Han pasado treinta años. Pero cada mañana en la que me avengo a la tasada disciplina de las, pongamos, quinientas setenta y una palabras que han de ajustar este rompecabezas al que llamo columna, me viene al recuerdo una advertencia del gran Luis Eduardo Aute: la columna construye el mismo riesgo del poema. No admite correcciones: es formalmente perfecta o es solo buena para la papelera. Como el poeta, debe el columnista encadenar ritmos; series silábicas en las cuales hiera al lector un presente que no comparece en los significados, sino en la trama de fantasmagorías con que el ruido de las palabras pueda despertar olvidadas músicas en la memoria del que está leyendo.

Muy pocos consiguieron eso. Pienso en los más asombrosos momentos de Umbral o de Manuel Alcántara, por recordar tan sólo a los ya idos. Una columna está hecha de los ritmos donde duermen tantas inconfesadas añoranzas del animal hablante. Variedad, menor si se quiere, del poema. Pero no otra cosa.
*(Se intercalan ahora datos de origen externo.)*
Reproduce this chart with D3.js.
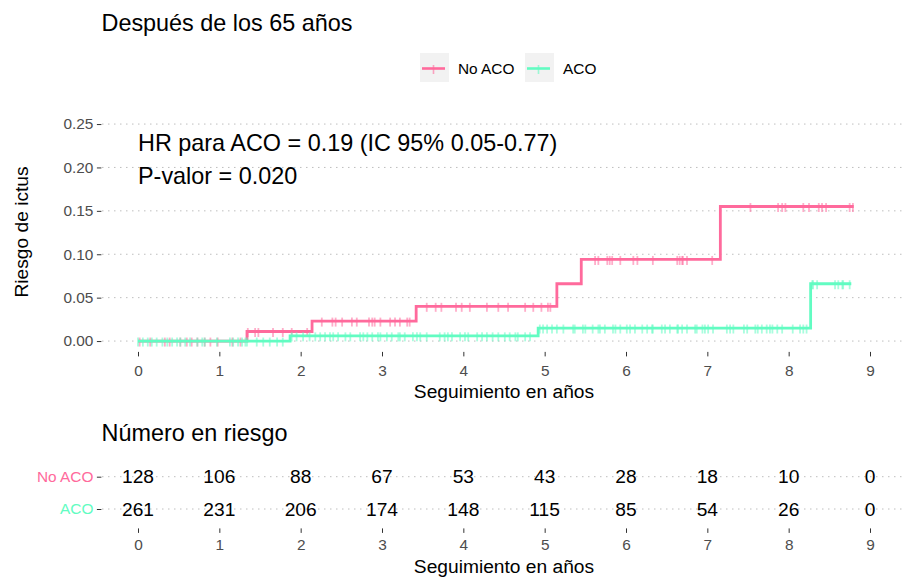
<!DOCTYPE html>
<html>
<head>
<meta charset="utf-8">
<script src="https://cdn.jsdelivr.net/npm/d3@7/dist/d3.min.js"></script>
<style>
  html, body { margin: 0; padding: 0; background: #fff; }
  svg text { font-family: "Liberation Sans", Arial, Helvetica, sans-serif; }
</style>
</head>
<body>
<svg id="chart" width="902" height="579"></svg>
<script>
// ---------------- DATA ----------------
const groups = ["No ACO", "ACO"];
const groupColors = ["#FF6A9C", "#62FCC2"];
const timeTicks = [0, 1, 2, 3, 4, 5, 6, 7, 8, 9];
const riskTicks = [0, 0.05, 0.10, 0.15, 0.20, 0.25];

// cumulative incidence step curves (time of step, value after step)
const noacoStepTimes = [0, 1.34, 2.14, 3.42, 5.15, 5.45, 7.16, 8.80];
const noacoStepRisk  = [0, 0.011, 0.023, 0.040, 0.066, 0.094, 0.155, 0.155];
const acoStepTimes   = [0, 1.87, 4.92, 8.27, 8.77];
const acoStepRisk    = [0, 0.006, 0.015, 0.066, 0.066];

// censoring times
const noacoCensor = [0.02, 0.15, 0.33, 0.39, 0.52, 0.60, 0.66, 0.73, 0.82, 0.89, 0.98, 1.16, 1.26,
  1.35, 1.44, 1.48, 1.66, 1.78, 1.89, 2.08,
  2.26, 2.39, 2.43, 2.51, 2.63, 2.69, 2.84, 2.88, 2.91, 2.98, 3.10, 3.16, 3.22, 3.31, 3.34,
  3.55, 3.66, 3.73, 3.91, 3.98, 4.08, 4.29, 4.43, 4.55, 4.76, 4.86, 4.96, 5.04, 5.07,
  5.62, 5.66, 5.77, 5.80, 5.83, 5.93, 6.09, 6.14, 6.33, 6.63, 6.66, 6.69, 6.70, 6.75, 7.06,
  7.53, 7.87, 7.92, 7.96, 8.18, 8.25, 8.37, 8.41, 8.46, 8.75, 8.79];
const acoCensor = [0.00, 0.06, 0.12, 0.17, 0.23, 0.30, 0.36, 0.42, 0.48, 0.52, 0.58, 0.64, 0.73, 0.79,
  0.82, 0.97, 1.13, 1.17, 1.23, 1.28, 1.32, 1.34, 1.46, 1.54, 1.62, 1.71, 1.78,
  1.89, 1.95, 2.03, 2.11, 2.18, 2.24, 2.30, 2.36, 2.40, 2.46, 2.55, 2.61, 2.73, 2.77, 2.82, 2.88,
  2.95, 2.98, 3.06, 3.12, 3.20, 3.22, 3.28, 3.38, 3.43, 3.47, 3.55, 3.71, 3.77, 3.81, 3.86, 3.96,
  4.02, 4.06, 4.17, 4.23, 4.29, 4.36, 4.43, 4.51, 4.57, 4.64, 4.67, 4.76, 4.82,
  4.94, 4.98, 5.03, 5.09, 5.15, 5.23, 5.35, 5.37, 5.47, 5.50, 5.59, 5.66, 5.68, 5.74, 5.84, 5.87,
  5.93, 6.01, 6.05, 6.11, 6.20, 6.26, 6.32, 6.33, 6.44, 6.48, 6.54, 6.63, 6.64, 6.69, 6.75, 6.85,
  6.87, 6.94, 6.97, 7.01, 7.07, 7.24, 7.28, 7.32, 7.45, 7.49, 7.59, 7.62, 7.67, 7.73, 7.77, 7.80,
  7.86, 7.92, 8.05, 8.14, 8.18, 8.22,
  8.29, 8.30, 8.35, 8.57, 8.61, 8.66, 8.67, 8.75];

// number at risk
const noacoAtRisk = [128, 106, 88, 67, 53, 43, 28, 18, 10, 0];
const acoAtRisk   = [261, 231, 206, 174, 148, 115, 85, 54, 26, 0];

const titleText = "Después de los 65 años";
const annotLines = ["HR para ACO = 0.19 (IC 95% 0.05-0.77)", "P-valor = 0.020"];
const yTitle = "Riesgo de ictus";
const xTitle = "Seguimiento en años";
const tableTitle = "Número en riesgo";

// ---------------- DRAW ----------------
const svg = d3.select("#chart");
const FONT_BASE = 19.2;
const FONT_BIG = 23.4;

const x = d3.scaleLinear().domain([-0.45, 9.45]).range([101.4, 906.6]);
const y = d3.scaleLinear().domain([-0.0125, 0.2625]).range([351.9, 113.2]);

const series = [
  { name: groups[0], color: groupColors[0], t: noacoStepTimes, r: noacoStepRisk, c: noacoCensor, n: noacoAtRisk },
  { name: groups[1], color: groupColors[1], t: acoStepTimes, r: acoStepRisk, c: acoCensor, n: acoAtRisk }
];

// title
svg.append("text").attr("x", 101.5).attr("y", 30.5)
  .attr("font-size", FONT_BIG).attr("fill", "#000").text(titleText);

// legend
const legendItems = [
  { x: 420, tx: 458 },
  { x: 525, tx: 563 }
];
series.forEach((s, i) => {
  const g = svg.append("g");
  const lx = legendItems[i].x;
  g.append("rect").attr("x", lx).attr("y", 53).attr("width", 29).attr("height", 29).attr("fill", "#F2F2F2");
  g.append("line").attr("x1", lx + 2).attr("x2", lx + 25).attr("y1", 68.5).attr("y2", 68.5)
    .attr("stroke", s.color).attr("stroke-width", 2.6);
  g.append("line").attr("x1", lx + 13.5).attr("x2", lx + 13.5).attr("y1", 65).attr("y2", 74)
    .attr("stroke", s.color).attr("stroke-width", 1.6).attr("stroke-opacity", 0.6);
  g.append("text").attr("x", legendItems[i].tx).attr("y", 73.5)
    .attr("font-size", 15.4).attr("fill", "#000").text(s.name);
});

// grid
svg.append("g").selectAll("line").data(riskTicks).join("line")
  .attr("x1", 102).attr("x2", 902)
  .attr("y1", d => y(d)).attr("y2", d => y(d))
  .attr("stroke", "#BEBEBE").attr("stroke-width", 1).attr("stroke-dasharray", "1.5,4.5");

// y axis
const yAxis = svg.append("g").attr("transform", "translate(101.4,0)")
  .call(d3.axisLeft(y).tickValues(riskTicks).tickFormat(d3.format(".2f")).tickSize(4.5).tickPadding(3.5));
yAxis.select(".domain").remove();
yAxis.selectAll(".tick line").attr("stroke", "#333");
yAxis.selectAll(".tick text").attr("font-size", 15.4).attr("fill", "#4D4D4D")
  .attr("font-family", "Liberation Sans, Arial, sans-serif");

// x axis
const xAxis = svg.append("g").attr("transform", "translate(0,351.9)")
  .call(d3.axisBottom(x).tickValues(timeTicks).tickFormat(d3.format("d")).tickSize(4.5).tickPadding(8.5));
xAxis.select(".domain").remove();
xAxis.selectAll(".tick line").attr("stroke", "#333");
xAxis.selectAll(".tick text").attr("font-size", 15.4).attr("fill", "#4D4D4D")
  .attr("font-family", "Liberation Sans, Arial, sans-serif");

// axis titles
svg.append("text").attr("x", 504).attr("y", 398).attr("text-anchor", "middle")
  .attr("font-size", FONT_BASE).attr("fill", "#000").text(xTitle);
svg.append("text").attr("transform", "translate(28,232) rotate(-90)").attr("text-anchor", "middle")
  .attr("font-size", FONT_BASE).attr("fill", "#000").text(yTitle);

// curves
function riskAt(s, t) {
  let v = s.r[0];
  for (let k = 0; k < s.t.length; k++) { if (s.t[k] <= t) v = s.r[k]; }
  return v;
}
const line = d3.line().x(d => x(d[0])).y(d => y(d[1])).curve(d3.curveStepAfter);
series.forEach(s => {
  const pts = s.t.map((t, k) => [t, s.r[k]]);
  svg.append("path").datum(pts).attr("d", line)
    .attr("fill", "none").attr("stroke", s.color).attr("stroke-width", 2.8);
  svg.append("g").selectAll("line").data(s.c).join("line")
    .attr("x1", d => x(d)).attr("x2", d => x(d))
    .attr("y1", d => y(riskAt(s, d)) - 3.5).attr("y2", d => y(riskAt(s, d)) + 5.5)
    .attr("stroke", s.color).attr("stroke-width", 1.8).attr("stroke-opacity", 0.55);
});

// annotation
annotLines.forEach((txt, i) => {
  svg.append("text").attr("x", 138).attr("y", 151 + i * 33)
    .attr("font-size", FONT_BIG).attr("fill", "#000").text(txt);
});

// ---------------- RISK TABLE ----------------
svg.append("text").attr("x", 101.5).attr("y", 441)
  .attr("font-size", FONT_BIG).attr("fill", "#000").text(tableTitle);

const yr = d3.scalePoint().domain(groups).range([476.7, 509]);

svg.append("g").selectAll("line").data(groups).join("line")
  .attr("x1", 102).attr("x2", 902)
  .attr("y1", d => yr(d)).attr("y2", d => yr(d))
  .attr("stroke", "#BEBEBE").attr("stroke-width", 1).attr("stroke-dasharray", "1.5,4.5");

const yrAxis = svg.append("g").attr("transform", "translate(101.4,0)")
  .call(d3.axisLeft(yr).tickSize(4.5).tickPadding(3.5));
yrAxis.select(".domain").remove();
yrAxis.selectAll(".tick line").attr("stroke", "#333");
yrAxis.selectAll(".tick text").attr("font-size", 15.4)
  .attr("font-family", "Liberation Sans, Arial, sans-serif")
  .attr("fill", d => groupColors[groups.indexOf(d)]);

series.forEach(s => {
  svg.append("g").selectAll("text").data(s.n).join("text")
    .attr("x", (d, k) => x(timeTicks[k])).attr("y", yr(s.name))
    .attr("dy", "0.35em").attr("text-anchor", "middle")
    .attr("font-size", 19.2).attr("fill", "#000").text(d => d);
});

const xrAxis = svg.append("g").attr("transform", "translate(0,528.4)")
  .call(d3.axisBottom(x).tickValues(timeTicks).tickFormat(d3.format("d")).tickSize(4.5).tickPadding(6));
xrAxis.select(".domain").remove();
xrAxis.selectAll(".tick line").attr("stroke", "#333");
xrAxis.selectAll(".tick text").attr("font-size", 15.4).attr("fill", "#4D4D4D")
  .attr("font-family", "Liberation Sans, Arial, sans-serif");

svg.append("text").attr("x", 504).attr("y", 573).attr("text-anchor", "middle")
  .attr("font-size", FONT_BASE).attr("fill", "#000").text(xTitle);
</script>
</body>
</html>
¿De qué escribe el columnista? De lo que de verdad lo hiere. Esto es, de las palabras. Que un canalla, o un ladrón, o un asesino rijan cada destino del mundo en el que él vive, no es, en rigor, negociado suyo. Lo es el modo sanguinario en el que un canalla, o un ladrón, o un asesino masacran el sagrado universo de la lengua, hasta trocarlo en páramo sin más virtud que la de atar de pies y manos al indefenso que cree estar hablando libremente, cuando repite las sobadas bazofias de una lengua devastada; de una lengua en la cual nada pervive que no sea servidumbre.

Para restregar lo establecido, ya están los televisores. Tan eficaces y tan canallas. Y las redes, que a eficacia y canallería añaden la arrogancia resonante de los analfabetos. Escribir es un honor y una carga. Pesada. La de saber que nada mal escrito es perdonable. Corrompida la lengua hasta la médula por quienes construyeron esta homogénea habla de esclavos, escribir reviste el riesgo de un amor perverso e imposible. «Música, más que ninguna otra cosa», lo llamará Verlaine. Y, en esa música suena cada íntimo fantasma, cada sueño, cada derrota, cada ira, cada certeza de sobrevivir en un mundo imperdonable… Sin darles nombre explícito. Nunca. Siendo conmovido por todos. Siempre.

«Ni excavar en el fondo de la naturaleza,
ni espíritu encontrar al universo,
ni pretender sondear abismos encubiertos,
ni dibujar del cielo la bella arquitectura».

Du Bellay, hace ahora casi ya seis siglos, despliega su recato. Nada de proyectos salvíficos. Nunca. «Solo diarios papeles», «comentarios». «Música» bien medida que, en Paul Verlaine, nos enseñó a despreciar —más aún que a odiarla— la jerga cadavérica que imponen a los hombres sus peores asesinos: la cháchara que ningún resquicio deja abierto a verdad, a inteligencia. Que es crepúsculo de los hombres libres.